Defendant’s second point is that the trial court erred in overruling defendant’s objection to a statement made by assistant prosecutor Sam Phillips during his final argument. This point is based on the following incident:

“PROSECUTOR PHILLIPS: Another thing in the same list of relevant factors as far as I’m concerned concerning intoxication are the inconsistencies the defendant had while during the time he was with the police officers. He changed *859from hostile and abusive to later asking, uh, asking for, ‘Give me a drink’ — that kind of thing.
First he said he had two beers. Then he said he had six to eight beers. If they’d asked ■im another hour later maybe we’d a gotten around to how many or whatever he did have.
DEFENSE COUNSEL: Your Honor, I’m going to object to that. It’s speculative.
THE COURT: That’s overruled.”

The only objection made at the time of the incident was that the argument was speculative. In his motion for new trial, defendant assigned the additional objections that the argument “challenged the defendant to make a statement in spite of defendant’s right not to testify,” and that the argument “misled the jury.” In this court, defendant’s second point asserts that the prosecutor’s argument was “speculative, misleading, and referred to defendant’s right to remain silent, thereby impinging upon defendant’s rights against self-incrimination and violated defendant’s rights to due process and to a fair and impartial trial by jury.”
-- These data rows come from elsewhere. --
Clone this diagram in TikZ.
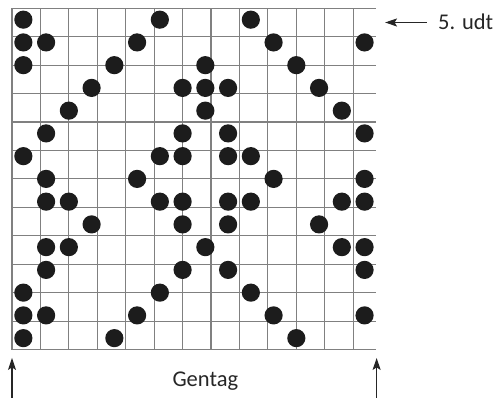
\documentclass[tikz,border=0pt]{standalone}
\usepackage{fontspec}
\setmainfont{Carlito}
\usetikzlibrary{arrows.meta, positioning}
\definecolor{cGrid}{RGB}{128,128,128}
\definecolor{cDot}{RGB}{28,28,28}
\tikzset{
	gridline/.style={draw=cGrid, line width=1.1pt},
	pind/.style={fill=cDot},
	tekst/.style={font=\fontsize{22.5}{26}\selectfont, inner sep=0pt, text=black!85},
	pil/.style={-{Stealth[length=12pt, width=8pt, inset=2.5pt]}, line width=1.1pt, draw=black!85},
}
\begin{document}
\begin{tikzpicture}[x=0.8cm, y=0.8cm]
	\useasboundingbox (-0.527,-2.13) rectangle (21.41,15.365);
	% 16 x 15 grid
	\draw[gridline] (0,0) grid (16,15);
	% dots, row by row from the top
	\foreach \r/\cols in {1/{1,7,11}, 2/{1,2,6,12,16}, 3/{1,5,9,13}, 4/{4,8,9,10,14},
		5/{3,9,15}, 6/{2,8,10,16}, 7/{1,7,8,10,11}, 8/{2,6,12,16},
		9/{2,3,7,8,10,11,15,16}, 10/{4,8,10,14}, 11/{2,3,9,15,16}, 12/{2,8,10,16},
		13/{1,7,11}, 14/{1,2,6,12,16}, 15/{1,5,13}}
		\foreach \c in \cols
			\fill[pind] (\c-0.5, 15.5-\r) circle (0.4);
	% labels
	\node[tekst, anchor=west] (udt) at (18.73,14.4) {5. udt};
	\coordinate (udtstart) at (18.24,14.376);
	\coordinate (udtpil) at (16.4,14.376);
	\draw[pil] (udtstart) -- (udtpil);
	\node[tekst] (gentag) at (8.5,-1.38) {Gentag};
	\coordinate (venstre) at (0,-2.13);
	\coordinate (hoejre) at (16.03,-2.13);
	\draw[pil] (venstre) -- ++(0,1.76);
	\draw[pil] (hoejre) -- ++(0,1.76);
\end{tikzpicture}
\end{document}
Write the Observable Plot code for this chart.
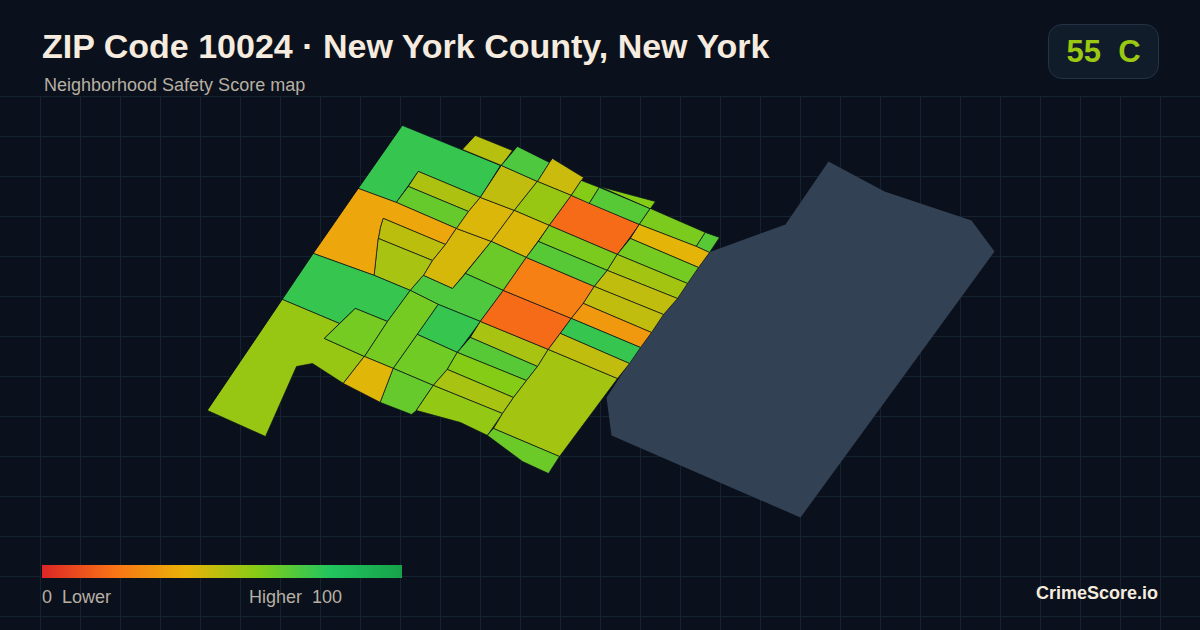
<!DOCTYPE html>
<html>
<head>
<meta charset="utf-8">
<script src="https://cdn.jsdelivr.net/npm/d3@7"></script>
<script src="https://cdn.jsdelivr.net/npm/@observablehq/plot@0.6"></script>
<style>
html,body{margin:0;padding:0;background:#0a111c;}
#page{position:relative;width:1200px;height:630px;overflow:hidden;background:#0a111c;font-family:"Liberation Sans",Arial,sans-serif;}
#page svg{position:absolute;left:0;top:0;background:transparent;}
.t{position:absolute;white-space:pre;line-height:1;}
#title{left:42px;top:29px;font-size:34px;font-weight:700;color:#f5ebdf;}
#sub{left:44px;top:76px;font-size:18px;color:#b8afa3;}
#badge{left:1048px;top:24px;width:109px;height:53px;border:1px solid #243246;border-radius:14px;background:#111c2b;}
#grade{left:1048px;top:36px;width:111px;text-align:center;font-size:31px;font-weight:700;color:#9bc912;}
#bar{position:absolute;left:42px;top:565px;width:360px;height:13px;}
#lo{left:42px;top:588px;font-size:18px;color:#b8afa3;}
#hi{left:249px;top:588px;font-size:18px;color:#b8afa3;}
#brand{right:42px;top:584px;font-size:18px;font-weight:700;color:#f5ebdf;}
</style>
</head>
<body>
<div id="page"></div>
<script>
const titleText = "ZIP Code 10024 · New York County, New York";
const subtitleText = "Neighborhood Safety Score map";
const gradeText = "55  C";
const lowLabel = "0  Lower";
const highLabel = "Higher  100";
const brandText = "CrimeScore.io";

const colorStops = [0, 20, 40, 60, 80, 100];
const colorRange = ["#dc2626", "#f97316", "#eab308", "#84cc16", "#22c55e", "#16a34a"];

const gridXs = d3.range(40, 1200, 40);
const gridYs = d3.range(96, 630, 40);

const parkRing = [[708,252],[785,224],[828,161],[884,191],[971,220],[994,251],[800,517],[611,435],[606,397],[650,330]];

const tractRings = [
  [[402,125],[500,165],[480,197],[418,171],[396,202],[358,188]],
  [[418,171],[480,197],[468,211],[408,186]],
  [[408,186],[468,211],[456,228],[396,202]],
  [[358,188],[396,202],[456,228],[445,244],[383,218],[380,227],[378,238],[374,275],[313,253]],
  [[383,218],[445,244],[432,260],[378,238],[380,227]],
  [[378,238],[432,260],[423,275],[410,290],[374,275]],
  [[456,228],[491,241],[452,288],[423,275],[432,260],[445,244]],
  [[480,197],[514,210],[491,241],[456,228],[468,211]],
  [[501,165],[537,181],[514,210],[480,197]],
  [[475,135],[512,150],[501,165],[462,149]],
  [[517,146],[549,162],[537,181],[501,165]],
  [[552,158],[583,177],[571,195],[537,181],[549,162]],
  [[537,181],[571,195],[549,225],[514,210]],
  [[514,210],[549,225],[526,257],[491,241]],
  [[491,241],[526,257],[503,290],[465,273]],
  [[423,275],[452,288],[465,273],[503,290],[480,321],[438,304],[410,290]],
  [[313,253],[374,275],[410,290],[387,321],[355,308],[339,323],[282,299]],
  [[282,299],[339,323],[324,338],[364,356],[343,383],[312,363],[296,366],[265,436],[207,410]],
  [[355,308],[387,321],[364,356],[324,338]],
  [[410,290],[438,304],[417,334],[393,368],[364,356],[387,321]],
  [[438,304],[480,321],[457,352],[417,334]],
  [[417,334],[457,352],[447,369],[433,385],[393,368]],
  [[364,356],[393,368],[380,402],[343,383]],
  [[393,368],[433,385],[416,410],[411,414],[380,402]],
  [[480,321],[548,349],[537,366],[470,337]],
  [[470,337],[537,366],[526,380],[457,352]],
  [[457,352],[526,380],[513,397],[447,369]],
  [[447,369],[513,397],[502,413],[433,385]],
  [[433,385],[502,413],[487,435],[460,422],[416,410]],
  [[548,349],[617,378],[559,456],[493,428],[502,413],[513,397],[526,380],[537,366]],
  [[493,428],[559,456],[548,473],[522,461],[487,435]],
  [[503,290],[571,318],[548,349],[480,321]],
  [[526,257],[594,286],[583,303],[571,318],[503,290]],
  [[571,195],[639,224],[617,254],[549,225]],
  [[549,225],[617,254],[607,270],[538,241]],
  [[538,241],[607,270],[594,286],[526,257]],
  [[581,180],[599,187],[589,203],[571,195]],
  [[599,187],[650,208],[639,224],[589,203]],
  [[599,186],[655,201],[650,208]],
  [[650,208],[705,232],[696,246],[639,224]],
  [[705,232],[719,237],[709,252],[696,246]],
  [[639,224],[696,246],[709,252],[698,267],[630,238]],
  [[630,238],[698,267],[687,283],[617,254]],
  [[617,254],[687,283],[677,298],[607,270]],
  [[607,270],[677,298],[663,314],[594,286]],
  [[594,286],[663,314],[651,332],[583,303]],
  [[583,303],[651,332],[640,347],[571,318]],
  [[571,318],[640,347],[629,363],[560,333]],
  [[560,333],[629,363],[617,378],[548,349]]
];

const tractScores = [
  76, 52, 66, 36, 49, 53, 44, 43, 48, 50, 71, 46, 56, 43, 65, 71, 76, 56, 63, 63, 76, 64, 42, 66,
  53, 69, 60, 53, 57, 54, 65, 18, 24, 18, 62, 69, 60, 69, 60, 62, 69, 41, 63, 54, 48, 48, 32, 76, 48
];

const tractRows = tractRings.flatMap((ring, i) => ring.map(([x, y]) => ({x, y, tract: i, score: tractScores[i]})));
const parkRows = parkRing.map(([x, y]) => ({x, y}));

const chart = Plot.plot({
  width: 1200,
  height: 630,
  margin: 0,
  style: {background: "transparent"},
  x: {domain: [0, 1200], range: [0, 1200], axis: null},
  y: {domain: [0, 630], range: [0, 630], axis: null},
  color: {type: "linear", domain: colorStops, range: colorRange},
  marks: [
    Plot.ruleX(gridXs, {x: d => d, y1: gridYs[0], y2: 630, stroke: "#15222f", strokeWidth: 1}),
    Plot.ruleY(gridYs, {y: d => d, x1: 0, x2: 1200, stroke: "#15222f", strokeWidth: 1}),
    Plot.line(parkRows, {x: "x", y: "y", curve: "linear-closed", fill: "#334155", stroke: "none"}),
    Plot.line(tractRows, {x: "x", y: "y", z: "tract", curve: "linear-closed", fill: "score", stroke: "#0a111c", strokeWidth: 0.7})
  ]
});

const page = document.getElementById("page");
page.appendChild(chart);
function addText(id, text) {
  const el = document.createElement("div");
  el.id = id;
  el.className = "t";
  el.textContent = text;
  page.appendChild(el);
}
addText("title", titleText);
addText("sub", subtitleText);
addText("badge", "");
addText("grade", gradeText);
const bar = document.createElement("div");
bar.id = "bar";
bar.style.background = "linear-gradient(to right," + colorRange.map((c, i) => c + " " + colorStops[i] + "%").join(",") + ")";
page.appendChild(bar);
addText("lo", lowLabel);
addText("hi", highLabel);
addText("brand", brandText);
</script>
</body>
</html>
An objection to an improper argument must be made at the time of the argument and comes too late if made after the jury has retired or if raised for the first time in a motion for new trial. State v. Heinz, 607 S.W.2d 873, 880[15] (Mo.App.1980); State v. Hatten, 561 S.W.2d 706, 713[10] (Mo.App.1978). See also State v. Williams, 630 S.W.2d 117, 120 (Mo.App.1981). Under the foregoing authorities the only objection preserved for appellate review is the objection that the argument was “speculative.” Although plain error review has not been requested with respect to the additional objections, this court gratuitously accords such review.

“Broad discretion rests with the trial court in the control of closing arguments, with wide latitude accorded counsel in their summations_ A conviction will be reversed for improper argument only if it is established the complained of comments had a decisive effect on the jury’s determination.” State v. Newlon, 627 S.W.2d 606, 616[12] (Mo. banc 1982).
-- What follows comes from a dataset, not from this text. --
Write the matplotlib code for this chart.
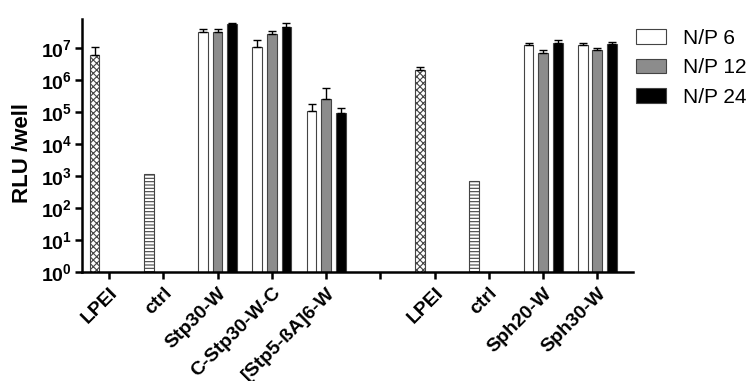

The various objections were directed to the italicized statement made by the prosecutor. By its very nature that statement was speculative and a jury composed of people of ordinary intelligence would so regard it and not be misled. The action of the trial court in denying the motion for new trial may indicate the feeling of that court that the statement probably had little, if any, impact upon the jury.

“If the defendant shall not avail himself ... of his ... right to testify ... on the trial in the case, it shall not ... be referred to by any attorney in the case.” Rule 27.05(a); § 546.270. In State v. Frankoviglia, 514 S.W.2d 536, 541[5] (Mo.1974), the court said:

“The key words of the rule and statute are ‘accused’ and ‘testify,’ and the test is whether the jury’s attention was called to the accused’s failure to testify.... The cases consistently require for reversal of a conviction that there be a direct, nonambiguous and unequivocal prosecu-torial comment on the failure of the defendant to become a witness.”

An indirect reference to defendant’s decision not to testify may constitute error, but to do so the indirect reference “must, when viewed in context, naturally and necessarily cause the jury to infer that the comment referred to the accused’s failure to testify.” State v. Johnson, 702 S.W.2d 65, 73[8] (Mo. banc 1985).

Here the challenged statement did not include the “key words” — “accused” and “testify.” Viewed in context, the statement does not constitute a direct or indirect reference to Barrett’s failure to testify, nor to his right to remain silent while at the Greene County Jail.

This court holds that the incident did not constitute plain error resulting in manifest injustice or miscarriage of justice, Rule 30.-20, and that the trial court did not commit prejudicial error in overruling the sole ob*860jection which was made at the time of the incident. Defendant’s second point has no merit.

Defendant’s third point is that the evidence is insufficient to support the verdict with respect to Count II, and that the trial court erred in ruling otherwise. Both Count I and Count II of the information arose out of the events of June 15, 1986, previously described. Count II charged the defendant, in violation of § 302.321, with driving his vehicle while his license was revoked. During the course of the trial the parties stipulated that at the time of the material events, “defendant’s driving privileges were revoked.” The stipulation was read to the jury.

Defendant’s third point seeks to challenge the sufficiency of the state’s evidence with regard to the validity of the revocation. The state adduced no evidence respecting the revocation other than the stipulation itself. Defendant does not assert that the revocation was in fact invalid. He merely claims that the state failed to prove certain factors which, so he argues, are essential to the validity of the revocation.

In United States v. Spann, 515 F.2d 579, 583 (10th Cir.1975), the court said: “On appeal we should not accept an argument that a stipulation at trial as to an ultimate fact or conclusion did not cover a necessary subsidiary fact.” This court holds that in stipulating that his driving privileges were revoked, defendant stipulated that they were validly revoked and it was unnecessary for the state to make further proof on the issue of revocation. To hold otherwise, on the instant record, would condone sandbagging. Defendant’s third point has no merit.

The judgment is affirmed.

PREWITT, P.J., and HOGAN and MAUS, JJ., concur.

. All references to statutes tire to RSMo 1986, V.A.M.S., and all references to rules are to Missouri Rules of Court, V.A.M.R.